:: Stated goal ::
Skip every picture and transcribe the remaining material exactly.

# # # #

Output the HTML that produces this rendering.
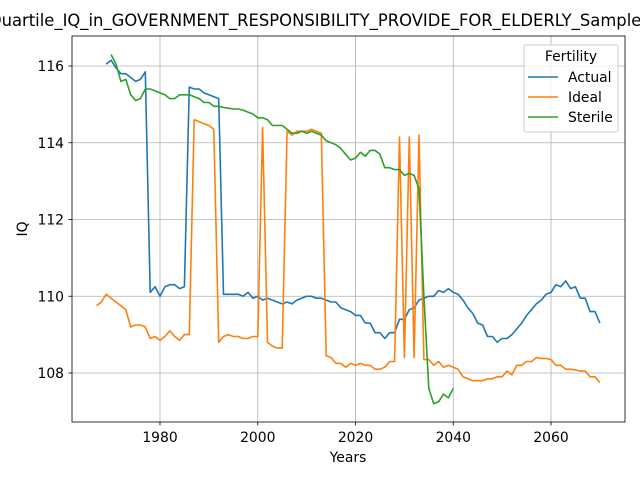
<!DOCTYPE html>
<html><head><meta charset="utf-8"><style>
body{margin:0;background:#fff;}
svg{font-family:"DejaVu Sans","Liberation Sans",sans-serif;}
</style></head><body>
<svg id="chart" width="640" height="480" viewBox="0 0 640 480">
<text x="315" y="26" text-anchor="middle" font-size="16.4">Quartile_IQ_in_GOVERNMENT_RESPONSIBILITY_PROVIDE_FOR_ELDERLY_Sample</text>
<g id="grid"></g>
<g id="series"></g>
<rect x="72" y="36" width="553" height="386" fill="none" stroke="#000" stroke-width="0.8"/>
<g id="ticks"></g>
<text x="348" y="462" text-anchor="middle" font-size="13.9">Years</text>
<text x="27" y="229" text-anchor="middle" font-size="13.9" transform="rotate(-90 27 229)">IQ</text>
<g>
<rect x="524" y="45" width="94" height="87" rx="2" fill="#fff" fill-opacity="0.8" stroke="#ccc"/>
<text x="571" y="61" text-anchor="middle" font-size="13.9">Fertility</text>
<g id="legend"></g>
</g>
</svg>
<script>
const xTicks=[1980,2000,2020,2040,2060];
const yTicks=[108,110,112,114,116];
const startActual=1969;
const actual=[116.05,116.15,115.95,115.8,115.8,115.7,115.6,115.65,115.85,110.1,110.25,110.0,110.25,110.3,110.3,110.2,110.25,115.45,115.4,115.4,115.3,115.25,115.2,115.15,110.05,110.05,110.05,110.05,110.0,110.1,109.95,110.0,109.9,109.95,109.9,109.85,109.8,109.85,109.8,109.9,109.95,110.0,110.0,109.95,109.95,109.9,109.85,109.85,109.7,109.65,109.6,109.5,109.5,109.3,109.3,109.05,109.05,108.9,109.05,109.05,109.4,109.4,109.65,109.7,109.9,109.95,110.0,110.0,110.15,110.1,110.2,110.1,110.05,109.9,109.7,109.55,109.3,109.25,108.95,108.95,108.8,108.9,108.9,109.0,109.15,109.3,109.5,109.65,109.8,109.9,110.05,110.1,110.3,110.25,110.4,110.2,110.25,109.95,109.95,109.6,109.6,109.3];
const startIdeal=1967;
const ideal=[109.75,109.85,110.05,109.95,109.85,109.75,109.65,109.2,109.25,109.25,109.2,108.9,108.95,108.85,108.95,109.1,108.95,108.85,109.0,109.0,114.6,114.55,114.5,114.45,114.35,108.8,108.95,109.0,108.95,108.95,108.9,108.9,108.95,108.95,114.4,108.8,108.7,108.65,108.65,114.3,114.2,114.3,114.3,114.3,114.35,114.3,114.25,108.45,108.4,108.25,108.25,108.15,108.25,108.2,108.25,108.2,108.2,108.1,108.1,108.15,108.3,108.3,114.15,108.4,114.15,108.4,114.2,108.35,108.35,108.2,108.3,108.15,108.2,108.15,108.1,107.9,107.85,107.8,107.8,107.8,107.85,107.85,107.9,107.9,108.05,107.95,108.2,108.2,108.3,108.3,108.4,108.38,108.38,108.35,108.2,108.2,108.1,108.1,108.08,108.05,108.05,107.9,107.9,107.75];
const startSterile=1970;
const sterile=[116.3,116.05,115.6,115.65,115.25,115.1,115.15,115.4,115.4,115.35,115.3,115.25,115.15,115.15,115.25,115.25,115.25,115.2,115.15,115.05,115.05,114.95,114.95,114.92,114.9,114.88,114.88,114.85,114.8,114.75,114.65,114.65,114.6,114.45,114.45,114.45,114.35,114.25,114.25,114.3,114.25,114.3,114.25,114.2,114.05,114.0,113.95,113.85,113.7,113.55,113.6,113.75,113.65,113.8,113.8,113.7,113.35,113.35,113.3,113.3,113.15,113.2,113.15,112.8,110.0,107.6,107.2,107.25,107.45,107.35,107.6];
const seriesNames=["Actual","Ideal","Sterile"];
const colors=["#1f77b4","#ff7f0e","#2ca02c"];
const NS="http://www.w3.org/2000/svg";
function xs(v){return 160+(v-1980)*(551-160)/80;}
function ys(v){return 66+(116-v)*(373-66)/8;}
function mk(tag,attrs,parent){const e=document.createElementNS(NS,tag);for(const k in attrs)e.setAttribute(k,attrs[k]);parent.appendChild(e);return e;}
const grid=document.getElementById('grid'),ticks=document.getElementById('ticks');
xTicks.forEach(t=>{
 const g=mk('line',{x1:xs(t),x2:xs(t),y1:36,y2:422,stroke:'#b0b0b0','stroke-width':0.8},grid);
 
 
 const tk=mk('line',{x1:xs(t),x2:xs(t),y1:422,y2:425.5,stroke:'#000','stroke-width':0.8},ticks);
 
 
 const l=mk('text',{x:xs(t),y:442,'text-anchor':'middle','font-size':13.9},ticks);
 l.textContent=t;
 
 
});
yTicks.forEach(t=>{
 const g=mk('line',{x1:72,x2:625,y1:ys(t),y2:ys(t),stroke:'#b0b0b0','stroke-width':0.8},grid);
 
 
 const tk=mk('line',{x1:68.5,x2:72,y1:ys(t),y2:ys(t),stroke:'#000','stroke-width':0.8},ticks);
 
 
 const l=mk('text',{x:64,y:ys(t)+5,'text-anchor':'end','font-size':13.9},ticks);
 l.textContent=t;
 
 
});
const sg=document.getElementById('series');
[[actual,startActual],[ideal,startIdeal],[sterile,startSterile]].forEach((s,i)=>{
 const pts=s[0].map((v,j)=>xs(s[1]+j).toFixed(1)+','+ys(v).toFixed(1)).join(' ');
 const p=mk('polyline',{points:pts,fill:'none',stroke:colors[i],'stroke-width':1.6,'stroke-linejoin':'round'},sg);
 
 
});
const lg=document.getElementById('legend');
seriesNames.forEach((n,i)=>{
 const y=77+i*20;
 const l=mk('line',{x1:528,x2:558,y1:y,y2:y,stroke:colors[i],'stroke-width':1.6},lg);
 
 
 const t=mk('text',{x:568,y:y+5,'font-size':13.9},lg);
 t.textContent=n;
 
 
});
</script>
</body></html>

# # # #

:: Result of this task ::
Output the HTML that produces this rendering.
<!DOCTYPE html>
<html><head><meta charset="utf-8"><style>
body{margin:0;background:#fff;}
svg{font-family:"DejaVu Sans","Liberation Sans",sans-serif;}
</style></head><body>
<svg id="chart" width="640" height="480" viewBox="0 0 640 480">
<text x="315" y="26" text-anchor="middle" font-size="16.4">Quartile_IQ_in_GOVERNMENT_RESPONSIBILITY_PROVIDE_FOR_ELDERLY_Sample</text>
<g id="grid"></g>
<g id="series"></g>
<rect x="72" y="36" width="553" height="386" fill="none" stroke="#000" stroke-width="0.8"/>
<g id="ticks"></g>
<text x="348" y="462" text-anchor="middle" font-size="13.9">Years</text>
<text x="27" y="229" text-anchor="middle" font-size="13.9" transform="rotate(-90 27 229)">IQ</text>
<g>
<rect x="524" y="45" width="94" height="87" rx="2" fill="#fff" fill-opacity="0.8" stroke="#ccc"/>
<text x="571" y="61" text-anchor="middle" font-size="13.9">Fertility</text>
<g id="legend"></g>
</g>
</svg>
<script>
const xTicks=[1980,2000,2020,2040,2060];
const yTicks=[108,110,112,114,116];
const startActual=1969;
const actual=[116.05,116.15,115.95,115.8,115.8,115.7,115.6,115.65,115.85,110.1,110.25,110.0,110.25,110.3,110.3,110.2,110.25,115.45,115.4,115.4,115.3,115.25,115.2,115.15,110.05,110.05,110.05,110.05,110.0,110.1,109.95,110.0,109.9,109.95,109.9,109.85,109.8,109.85,109.8,109.9,109.95,110.0,110.0,109.95,109.95,109.9,109.85,109.85,109.7,109.65,109.6,109.5,109.5,109.3,109.3,109.05,109.05,108.9,109.05,109.05,109.4,109.4,109.65,109.7,109.9,109.95,110.0,110.0,110.15,110.1,110.2,110.1,110.05,109.9,109.7,109.55,109.3,109.25,108.95,108.95,108.8,108.9,108.9,109.0,109.15,109.3,109.5,109.65,109.8,109.9,110.05,110.1,110.3,110.25,110.4,110.2,110.25,109.95,109.95,109.6,109.6,109.3];
const startIdeal=1967;
const ideal=[109.75,109.85,110.05,109.95,109.85,109.75,109.65,109.2,109.25,109.25,109.2,108.9,108.95,108.85,108.95,109.1,108.95,108.85,109.0,109.0,114.6,114.55,114.5,114.45,114.35,108.8,108.95,109.0,108.95,108.95,108.9,108.9,108.95,108.95,114.4,108.8,108.7,108.65,108.65,114.3,114.2,114.3,114.3,114.3,114.35,114.3,114.25,108.45,108.4,108.25,108.25,108.15,108.25,108.2,108.25,108.2,108.2,108.1,108.1,108.15,108.3,108.3,114.15,108.4,114.15,108.4,114.2,108.35,108.35,108.2,108.3,108.15,108.2,108.15,108.1,107.9,107.85,107.8,107.8,107.8,107.85,107.85,107.9,107.9,108.05,107.95,108.2,108.2,108.3,108.3,108.4,108.38,108.38,108.35,108.2,108.2,108.1,108.1,108.08,108.05,108.05,107.9,107.9,107.75];
const startSterile=1970;
const sterile=[116.3,116.05,115.6,115.65,115.25,115.1,115.15,115.4,115.4,115.35,115.3,115.25,115.15,115.15,115.25,115.25,115.25,115.2,115.15,115.05,115.05,114.95,114.95,114.92,114.9,114.88,114.88,114.85,114.8,114.75,114.65,114.65,114.6,114.45,114.45,114.45,114.35,114.25,114.25,114.3,114.25,114.3,114.25,114.2,114.05,114.0,113.95,113.85,113.7,113.55,113.6,113.75,113.65,113.8,113.8,113.7,113.35,113.35,113.3,113.3,113.15,113.2,113.15,112.8,110.0,107.6,107.2,107.25,107.45,107.35,107.6];
const seriesNames=["Actual","Ideal","Sterile"];
const colors=["#1f77b4","#ff7f0e","#2ca02c"];
const NS="http://www.w3.org/2000/svg";
function xs(v){return 160+(v-1980)*(551-160)/80;}
function ys(v){return 66+(116-v)*(373-66)/8;}
function mk(tag,attrs,parent){const e=document.createElementNS(NS,tag);for(const k in attrs)e.setAttribute(k,attrs[k]);parent.appendChild(e);return e;}
const grid=document.getElementById('grid'),ticks=document.getElementById('ticks');
xTicks.forEach(t=>{
 const g=mk('line',{x1:xs(t),x2:xs(t),y1:36,y2:422,stroke:'#b0b0b0','stroke-width':0.8},grid);
 
 
 const tk=mk('line',{x1:xs(t),x2:xs(t),y1:422,y2:425.5,stroke:'#000','stroke-width':0.8},ticks);
 
 
 const l=mk('text',{x:xs(t),y:442,'text-anchor':'middle','font-size':13.9},ticks);
 l.textContent=t;
 
 
});
yTicks.forEach(t=>{
 const g=mk('line',{x1:72,x2:625,y1:ys(t),y2:ys(t),stroke:'#b0b0b0','stroke-width':0.8},grid);
 
 
 const tk=mk('line',{x1:68.5,x2:72,y1:ys(t),y2:ys(t),stroke:'#000','stroke-width':0.8},ticks);
 
 
 const l=mk('text',{x:64,y:ys(t)+5,'text-anchor':'end','font-size':13.9},ticks);
 l.textContent=t;
 
 
});
const sg=document.getElementById('series');
[[actual,startActual],[ideal,startIdeal],[sterile,startSterile]].forEach((s,i)=>{
 const pts=s[0].map((v,j)=>xs(s[1]+j).toFixed(1)+','+ys(v).toFixed(1)).join(' ');
 const p=mk('polyline',{points:pts,fill:'none',stroke:colors[i],'stroke-width':1.6,'stroke-linejoin':'round'},sg);
 
 
});
const lg=document.getElementById('legend');
seriesNames.forEach((n,i)=>{
 const y=77+i*20;
 const l=mk('line',{x1:528,x2:558,y1:y,y2:y,stroke:colors[i],'stroke-width':1.6},lg);
 
 
 const t=mk('text',{x:568,y:y+5,'font-size':13.9},lg);
 t.textContent=n;
 
 
});
</script>
</body></html>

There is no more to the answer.